Shillong Chamber Choir
Shillong Chamber Choir

Shillong Chamber Choir recollects its journey in the musical industry

As the choir gets ready with its upcoming creations, including the one for Boman Irani’s directorial, we chat with them about their inspiring journey.

Shillong Chamber Choir, which shot to fame with the win at India’s Got Talent in 2010, has grown even stronger and steadier since the demise of their mentor-founder Neil Nongkynrih in 2022. Despite the grief, they recorded songs for Zoya Akhtar’s latest release, The Archies, and continued to carry on his legacy. As the 11-member choir, comprising William Richmond Basaiawmoit, Banlam Hame Lyndem, Donna Volanty Marthong, Jessica Shaw Lyngdoh, Patricia Lyngdoh, Dorea Wasuk Rangad, Ibarisha Lyngdoh, Sandon Melam Lyndem, Rishila Merang Jamir, Riewbankit Lyndem and Keviseno Terhuja, gets ready with its upcoming creations, including the one for Boman Irani’s directorial, we chat with them about their inspiring journey. Excerpts:

Q

How has it been since winning the title of India’s Got Talent (IGT) ?

A

Donna: Home was always bustling with children around and the little homeschool back then. For me, it was juggling between the kitchen, the market, and helping Uncle Neil tutor Iba and a few other children at the homeschool.

It was a struggle, often financially, but we stuck to it, and each of us was wholehearted. Those were beautiful days, now that I look back. We didn’t have much, but we were happy.
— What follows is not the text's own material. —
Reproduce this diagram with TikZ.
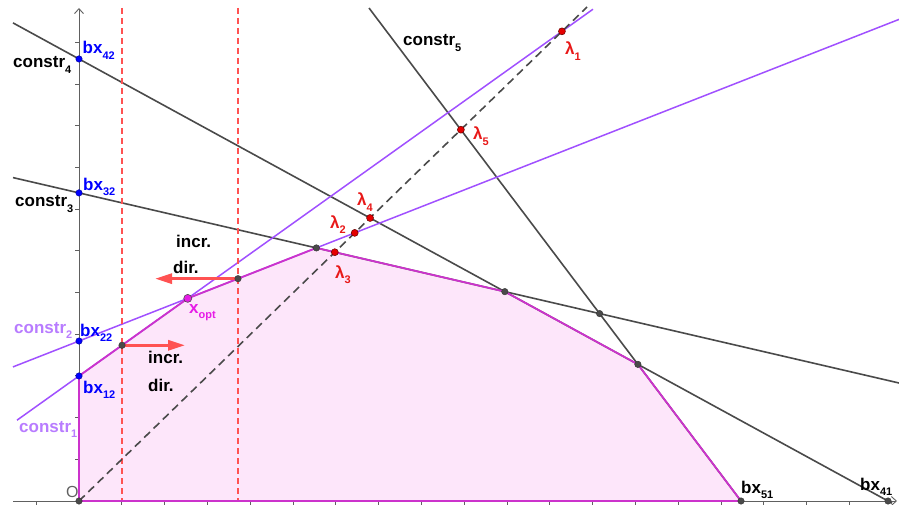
\documentclass[tikz,border=0pt]{standalone}
\usepackage{fontspec}
\setmainfont{Liberation Sans}
\usetikzlibrary{arrows.meta,calc}
\definecolor{cgray}{HTML}{4A4A4A}
\definecolor{caxis}{HTML}{606060}
\definecolor{cpurple}{HTML}{A050FF}
\definecolor{clabpurple}{HTML}{B87CFF}
\definecolor{cmag}{HTML}{CC33CC}
\definecolor{cfill}{HTML}{FDE6FA}
\definecolor{cred}{HTML}{FF5252}
\definecolor{clam}{HTML}{E81818}
\definecolor{cblue}{HTML}{0000FF}
\definecolor{cxopt}{HTML}{E61CE6}
\newcommand{\sbs}[1]{\raisebox{-5.5pt}{\fontsize{11}{11}\selectfont #1}}
\begin{document}
\begin{tikzpicture}[x=1pt,y=-1pt,
  conline/.style={cgray,line width=1.6pt},
  purpline/.style={cpurple,line width=1.5pt},
  polyedge/.style={cmag,line width=1.8pt,line join=round},
  reddash/.style={cred,line width=1.6pt,dash pattern=on 6pt off 4pt},
  blackdash/.style={cgray,line width=1.6pt,dash pattern=on 8pt off 5pt},
  axisline/.style={caxis,line width=0.9pt},
  axisarrow/.style={caxis,line width=0.9pt,-{Straight Barb[length=5pt,width=9pt]}},
  redarrow/.style={cred,line width=3pt,-{Triangle[length=17pt,width=10pt]}},
  bdot/.style={circle,inner sep=0pt,minimum size=6.5pt,fill=cgray,draw=black!80,line width=0.4pt},
  bldot/.style={circle,inner sep=0pt,minimum size=6.5pt,fill=cblue,draw=blue!60!black,line width=0.4pt},
  rdot/.style={circle,inner sep=0pt,minimum size=7pt,fill=red!90!black,draw=red!40!black,line width=0.5pt},
  mdot/.style={circle,inner sep=0pt,minimum size=8pt,fill=cxopt,draw=black!70,line width=0.6pt},
  lab/.style={font=\fontsize{17}{17}\selectfont\bfseries,inner sep=0pt,anchor=base west},
]
\useasboundingbox (0,0) rectangle (899,505);

% base coordinates
\coordinate (O) at (79,501);
\coordinate (ytop) at (79,8);
\coordinate (xl) at (13,501);
\coordinate (xr) at (897,501);
\coordinate (c4a) at (13,22.9);
\coordinate (c4b) at (892,503.2);
\coordinate (c3a) at (13,177.6);
\coordinate (c3b) at (899,383);
\coordinate (c5a) at (369,8);
\coordinate (c5b) at (741,501);
\coordinate (c1a) at (17,420.2);
\coordinate (c1b) at (593,9.2);
\coordinate (c2a) at (13,366.9);
\coordinate (c2b) at (899,19.4);
\coordinate (de) at (587,7);
\coordinate (v1t) at (122,8);
\coordinate (v1b) at (122,501);
\coordinate (v2t) at (238,8);
\coordinate (v2b) at (238,501);

% derived points
\coordinate (bx42) at (intersection of c4a--c4b and O--ytop);
\coordinate (bx32) at (intersection of c3a--c3b and O--ytop);
\coordinate (bx22) at (intersection of c2a--c2b and O--ytop);
\coordinate (bx12) at (intersection of c1a--c1b and O--ytop);
\coordinate (bx41) at (888,501);
\coordinate (bx51) at (741,501);
\coordinate (P1) at (intersection of c1a--c1b and v1t--v1b);
\coordinate (xopt) at (intersection of c1a--c1b and c2a--c2b);
\coordinate (P2) at (intersection of c2a--c2b and v2t--v2b);
\coordinate (P3) at (intersection of c2a--c2b and c3a--c3b);
\coordinate (P4) at (intersection of c3a--c3b and c4a--c4b);
\coordinate (P5) at (intersection of c3a--c3b and c5a--c5b);
\coordinate (P6) at (intersection of c4a--c4b and c5a--c5b);
\coordinate (L1) at (intersection of O--de and c1a--c1b);
\coordinate (L2) at (intersection of O--de and c2a--c2b);
\coordinate (L3) at (intersection of O--de and c3a--c3b);
\coordinate (L4) at (intersection of O--de and c4a--c4b);
\coordinate (L5) at (intersection of O--de and c5a--c5b);
\coordinate (A1e) at ($(P2)+(-83,0)$);
\coordinate (A2e) at ($(P1)+(63,0)$);

% feasible region
\fill[cfill] (O) -- (bx12) -- (P1) -- (xopt) -- (P2) -- (P3) -- (P4) -- (P6) -- (bx51) -- cycle;

% axes
\draw[axisline] (xl) -- (O);
\draw[axisarrow] (O) -- (xr);
\draw[axisarrow] (O) -- (ytop);
\foreach \k in {-1,1,2,...,18} \draw[axisline] (79+42.8*\k,501) -- (79+42.8*\k,505);
\foreach \k in {1,...,11} \draw[axisline] (79,501-41.7*\k) -- (75,501-41.7*\k);

% constraint lines
\draw[conline] (c4a) -- (c4b);
\draw[conline] (c3a) -- (c3b);
\draw[conline] (c5a) -- (c5b);
\draw[purpline] (c1a) -- (c1b);
\draw[purpline] (c2a) -- (c2b);

% dashed lines
\draw[reddash] (v1t) -- (v1b);
\draw[reddash] (v2t) -- (v2b);
\draw[blackdash] (O) -- (de);

% region boundary
\draw[polyedge] (O) -- (bx12) -- (P1) -- (xopt) -- (P2) -- (P3) -- (P4) -- (P6) -- (bx51) -- cycle;

% increasing direction arrows
\draw[redarrow] (P2) -- (A1e);
\draw[redarrow] (P1) -- (A2e);

% points
\node[bdot] (nO) at (O) {};
\node[bdot] (nP1) at (P1) {};
\node[bdot] (nP2) at (P2) {};
\node[bdot] (nP3) at (P3) {};
\node[bdot] (nP4) at (P4) {};
\node[bdot] (nP5) at (P5) {};
\node[bdot] (nP6) at (P6) {};
\node[bdot] (nbx51) at (bx51) {};
\node[bdot] (nbx41) at (bx41) {};
\node[bldot] (nbx42) at (bx42) {};
\node[bldot] (nbx32) at (bx32) {};
\node[bldot] (nbx22) at (bx22) {};
\node[bldot] (nbx12) at (bx12) {};
\node[rdot] (nL1) at (L1) {};
\node[rdot] (nL2) at (L2) {};
\node[rdot] (nL3) at (L3) {};
\node[rdot] (nL4) at (L4) {};
\node[rdot] (nL5) at (L5) {};
\node[mdot] (nxopt) at (xopt) {};

% labels
\node[lab] (tc4) at (13,68) {constr\sbs{4}};
\node[lab] (tc3) at (15,207) {constr\sbs{3}};
\node[lab,clabpurple] (tc2) at (14,333) {constr\sbs{2}};
\node[lab,clabpurple] (tc1) at (19,432) {constr\sbs{1}};
\node[lab] (tc5) at (403,46) {constr\sbs{5}};
\node[lab,cblue] (tbx42) at (82.5,54) {bx\sbs{42}};
\node[lab,cblue] (tbx32) at (83,190) {bx\sbs{32}};
\node[lab,cblue] (tbx22) at (80,336) {bx\sbs{22}};
\node[lab,cblue] (tbx12) at (83,393) {bx\sbs{12}};
\node[lab] (tbx51) at (741,493) {bx\sbs{51}};
\node[lab] (tbx41) at (860,490) {bx\sbs{41}};
\node[inner sep=0pt,anchor=base west,font=\fontsize{16}{16}\selectfont,caxis] (tO) at (66,497) {O};
\node[lab,cxopt] (txopt) at (189,313) {x\sbs{opt}};
\node[lab,clam] (tL1) at (565,55) {λ\sbs{1}};
\node[lab,clam] (tL5) at (473,140) {λ\sbs{5}};
\node[lab,clam] (tL4) at (357,206) {λ\sbs{4}};
\node[lab,clam] (tL2) at (330,228) {λ\sbs{2}};
\node[lab,clam] (tL3) at (335,278) {λ\sbs{3}};
\node[lab] (tinc1) at (176,247) {incr.};
\node[lab] (tdir1) at (173,273) {dir.};
\node[lab] (tinc2) at (148,363) {incr.};
\node[lab] (tdir2) at (148,391) {dir.};
\end{tikzpicture}
\end{document}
Then God gave an opportunity in the form of IGT. After winning the competition, opportunities came to us. We are now sought after as a band, and I thank God for that because we are now able to support that little homeschool, which is now blossoming into a little school. My inclination towards the kitchen has always remained though. I don’t claim to be a great cook but that is where I can easily get lost into another world and be happy.

Ibarisha: Winning IGT has played a major role in our lives. Initially, we were a bunch of people who were interested in singing, but mostly as a hobby. But things changed over time as the news spread about our existence in Shillong. We started getting shows, and IGT came along the way. After the win, we were called to perform at several prestigious shows , and our lives got busier. It did change many things for the choir, both nationally and internationally. But we made sure that we remained a mystery to the larger public and did not forget our roots.

Q

How difficult has your journey been since Neil Nongkynrih’s death?

A

Rishila: By God’s grace, we are still moving forward organically. There’s no denying that as a choir, we’ve encountered our share of hurdles along the way, especially after the death of Neil, but we’ve been together for so many years through thick and thin, and that’s where we found strength!

Jessica: For the first few months, it took time and space for us to realise the magnitude and impact his methods and teachings have had on each of us and to be able to carry us far beyond what we’d ever thought at the time. I recall our first big project, without Uncle Neil, being Zoya Akhtar’s The Archies, for which we had to compose the background music with vocals, and that, I’d say, was what gave us a nudge towards taking braver steps.

Q

What’s music for you?

A

Patricia: Music is a very powerful tool — it is the language of the heart.

Q

How has music inspired you?

A

Ibarisha: Music has been part of me since childhood. I would recall my mom narrating stories during my younger days, and whenever I started singing, I seemed to get transported to a dreamland. After meeting Uncle Neil, I was heavily influenced by classical music, which also played a key role in my life as a musician.

Q

What’s your favourite album/project to date?

A

Riewbankit: Working on Boman Irani’s upcoming movie is one of my favourite projects because it’s the first single that we’ve done so far after our mentor’s demise. Boman gave us the space and freedom to express ourselves.

Q

How has the music scene evolved in the Northeast?

A

Sandon: When we started, there were very few platforms for musicians. But now the scene has changed. Smaller yet effective platforms for independent artistes have come up and I hope the government will continue to provide the space for multiple talents that are just overflowing in the North-Eastern states.

Q

What’s the presence of Northeast musicians like on the Indian music scene?

A

Dorea: A guitar is present in almost every household in Shillong, which only echoes how much we love music, and this love has a rippling effect on the rest of India too. From rock to blues to regional music, you name the genre, the North East has it all to some extent. With the emergence of social media, the younger generation has a great opportunity to showcase its talent. There have been quite a few independent artistes from Northeast who’ve contributed to the Indian music scene majorly.